A Zimbabwean woman, living in Smethwick, who received nearly £30,000 in asylum benefits while working illegally, has been jailed for 12 months.

Itai Yvonne Mambo was sentenced at Wolverhampton crown court on 25 September 2012 following an investigation by the UK Border Agency. Mambo, 35, of Beakes Road, Smethwick applied for asylum in 2007. She claimed to be destitute and also applied for accommodation and subsistence.
She received £29,844 in asylum support benefits from May 2007 until July 2011. Her asylum claim was at first refused by the UK Border Agency but the benefits continued to be paid after she made several appeals.
On 31 July 2012 Mambo was arrested by our officers at her Smethwick home after intelligence was received that she had been working illegally.
Fraud investigators established that Mambo had used a forged Home Office letter, showing that she had been granted asylum, to gain employment as a care worker in Great Barr. She was employed by a Lichfield-based care company from July 2007 until July 2011 earning £35,679.
She was also employed as a support worker in Birmingham between May and August 2007 having also used the forged Home Office letter to get on the books of an employment agency. She earned £1,551 during this spell.
She was charged with use of false documentation to gain employment and failing to disclose information to the UK Border Agency.
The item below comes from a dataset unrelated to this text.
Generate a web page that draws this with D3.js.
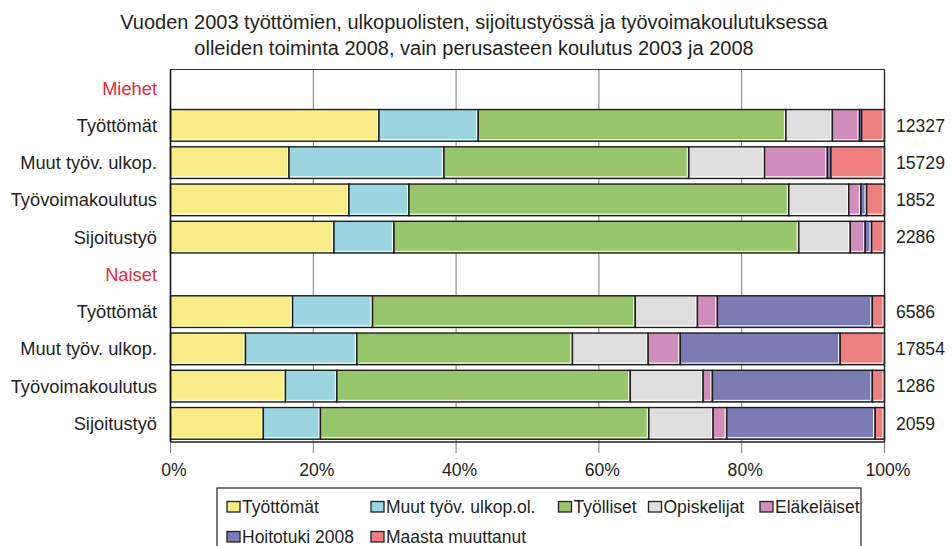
<!DOCTYPE html>
<html>
<head>
<meta charset="utf-8">
<script src="https://cdn.jsdelivr.net/npm/d3@7"></script>
<style>
  html, body { margin: 0; padding: 0; background: #fff; }
  svg { display: block; }
  text { font-family: "Liberation Sans", Arial, Helvetica, sans-serif; fill: #231f20; }
</style>
</head>
<body>
<svg id="chart" width="952" height="546"></svg>
<script>
// ---- data ----
const titleLines = [
  "Vuoden 2003 työttömien, ulkopuolisten, sijoitustyössä ja työvoimakoulutuksessa",
  "olleiden toiminta 2008, vain perusasteen koulutus 2003 ja 2008"
];
const categories = ["Miehet", "Työttömät", "Muut työv. ulkop.", "Työvoimakoulutus", "Sijoitustyö",
                    "Naiset", "Työttömät", "Muut työv. ulkop.", "Työvoimakoulutus", "Sijoitustyö"];
const isHeader = [true, false, false, false, false, true, false, false, false, false];
const totals = ["", "12327", "15729", "1852", "2286", "", "6586", "17854", "1286", "2059"];
const seriesNames = ["Työttömät", "Muut työv. ulkop.ol.", "Työlliset", "Opiskelijat",
                     "Eläkeläiset", "Hoitotuki 2008", "Maasta muuttanut"];
const tyottomat   = [0, 29.2, 16.6, 25.0, 22.9, 0, 17.1, 10.5, 16.1, 13.0];
const muutUlkop   = [0, 13.9, 21.7,  8.4,  8.4, 0, 11.2, 15.6,  7.2,  8.0];
const tyolliset   = [0, 43.1, 34.3, 53.2, 56.7, 0, 36.8, 30.2, 41.1, 46.0];
const opiskelijat = [0,  6.5, 10.6,  8.4,  7.2, 0,  8.7, 10.6, 10.2,  9.0];
const elakelaiset = [0,  3.8,  8.8,  1.7,  2.1, 0,  2.8,  4.5,  1.3,  1.9];
const hoitotuki   = [0,  0.3,  0.5,  0.8,  0.9, 0, 21.7, 22.4, 22.4, 20.8];
const maasta      = [0,  3.2,  7.5,  2.5,  1.8, 0,  1.7,  6.2,  1.7,  1.3];
const tickValues  = [0, 20, 40, 60, 80, 100];

// ---- styles ----
const colors = ["#f7ec86", "#9bd5e0", "#98c46c", "#dedede", "#d08cba", "#7b7bb5", "#ee7f81"];
const headerColor = "#e8283c";
const labelSize = 18.3;
const tickSize = 17.6;
const legendSize = 17.5;

const seriesValues = [tyottomat, muutUlkop, tyolliset, opiskelijat, elakelaiset, hoitotuki, maasta];
const keys = seriesNames.map((d, i) => "s" + i);
const table = categories.map((c, r) => {
  const row = { idx: r };
  keys.forEach((k, i) => row[k] = seriesValues[i][r]);
  return row;
});

const svg = d3.select("#chart");
const plot = { left: 170.5, right: 884.5, top: 69.5, bottom: 442 };

const x = d3.scaleLinear().domain([0, 100]).range([plot.left, plot.right]);
const y = d3.scaleBand().domain(d3.range(categories.length))
  .range([plot.top, plot.bottom]).paddingInner(0.15).paddingOuter(0.075);

// title
const title = svg.append("text").attr("text-anchor", "middle").style("font-size", "20px");
titleLines.forEach((t, i) => {
  title.append("tspan").attr("x", 474).attr("y", 28.5 + i * 26.7).text(t);
});

// gridlines (with tick extension below)
svg.append("g").selectAll("line").data(tickValues).join("line")
  .attr("x1", d => x(d)).attr("x2", d => x(d))
  .attr("y1", plot.top).attr("y2", plot.bottom + 11)
  .attr("stroke", "#7a7a7a").attr("stroke-width", 1);

// stacked bars
const stack = d3.stack().keys(keys)(table);
const layers = svg.append("g").selectAll("g").data(stack).join("g")
  .attr("fill", (d, i) => colors[i]);
layers.selectAll("rect").data(d => d.filter(p => !isHeader[p.data.idx])).join("rect")
  .attr("x", d => x(d[0]))
  .attr("y", d => y(d.data.idx))
  .attr("width", d => x(d[1]) - x(d[0]))
  .attr("height", y.bandwidth())
  .attr("stroke", "#1c1c1c").attr("stroke-width", 1.4);
// white inner highlight on right and bottom edge
layers.selectAll("path").data(d => d.filter(p => !isHeader[p.data.idx] && x(p[1]) - x(p[0]) > 4)).join("path")
  .attr("d", d => {
    const x0 = x(d[0]) + 1.2, x1 = x(d[1]) - 1.6;
    const y0 = y(d.data.idx) + 1.2, y1 = y(d.data.idx) + y.bandwidth() - 1.6;
    return `M${x1},${y0}V${y1}H${x0}`;
  })
  .attr("fill", "none").attr("stroke", "#fff").attr("stroke-width", 1);

// frame
svg.append("line").attr("x1", plot.left).attr("x2", plot.right).attr("y1", plot.top).attr("y2", plot.top)
  .attr("stroke", "#333").attr("stroke-width", 1.2);
svg.append("line").attr("x1", plot.right).attr("x2", plot.right).attr("y1", plot.top).attr("y2", plot.bottom)
  .attr("stroke", "#222").attr("stroke-width", 1.4);
svg.append("line").attr("x1", plot.left).attr("x2", plot.left).attr("y1", plot.top).attr("y2", plot.bottom)
  .attr("stroke", "#111").attr("stroke-width", 1.6);
svg.append("line").attr("x1", plot.left).attr("x2", plot.right).attr("y1", plot.bottom).attr("y2", plot.bottom)
  .attr("stroke", "#222").attr("stroke-width", 1.4);

// x axis labels
const xAxis = svg.append("g").attr("transform", `translate(0,${plot.bottom})`)
  .call(d3.axisBottom(x).tickValues(tickValues).tickFormat(d => d + "%").tickSize(0));
xAxis.select(".domain").remove();
xAxis.selectAll("text").attr("y", 21.5).attr("dx", 3).attr("dy", "0.71em")
  .style("font-size", tickSize + "px").style("font-family", "'Liberation Sans', Arial, sans-serif").attr("fill", "#231f20");

// category labels
svg.append("g").selectAll("text").data(categories).join("text")
  .attr("x", 157).attr("y", (d, i) => y(i) + y.bandwidth() / 2)
  .attr("dy", "0.35em").attr("text-anchor", "end")
  .style("font-size", labelSize + "px")
  .style("fill", (d, i) => isHeader[i] ? headerColor : "#231f20")
  .text(d => d);

// totals
svg.append("g").selectAll("text").data(totals).join("text")
  .attr("x", 896).attr("y", (d, i) => y(i) + y.bandwidth() / 2)
  .attr("dy", "0.35em").style("font-size", tickSize + "px")
  .text(d => d);

// legend
const legend = svg.append("g");
legend.append("rect").attr("x", 217).attr("y", 488).attr("width", 644).attr("height", 80)
  .attr("fill", "#fff").attr("stroke", "#333").attr("stroke-width", 1.3);
const legendPos = [[227, 507], [371, 507], [558.5, 507], [648.5, 507], [760, 507], [227, 537], [371, 537]];
const items = legend.selectAll("g.item").data(seriesNames).join("g").attr("class", "item")
  .attr("transform", (d, i) => `translate(${legendPos[i][0]},${legendPos[i][1]})`);
items.append("rect").attr("x", 0).attr("y", -5.5).attr("width", 13).attr("height", 10.5)
  .attr("fill", (d, i) => colors[i]).attr("stroke", "#222").attr("stroke-width", 1.3);
items.append("text").attr("x", 15).attr("dy", "0.35em").style("font-size", legendSize + "px").text(d => d);
</script>
</body>
</html>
Mambo pleaded guilty to the charges and was sentenced to six months imprisonment for the false documentation charge and six months to run consecutively for the failure to disclose charge. Carol Mills, UK Border Agency asylum fraud investigator, said:
‘As this case shows, we will not hesitate to prosecute foreign nationals that break our laws stealing thousands of pounds from the public purse. We will track down, prosecute and seek to deport those who, like Ms Mambo, abuse their right to be here.’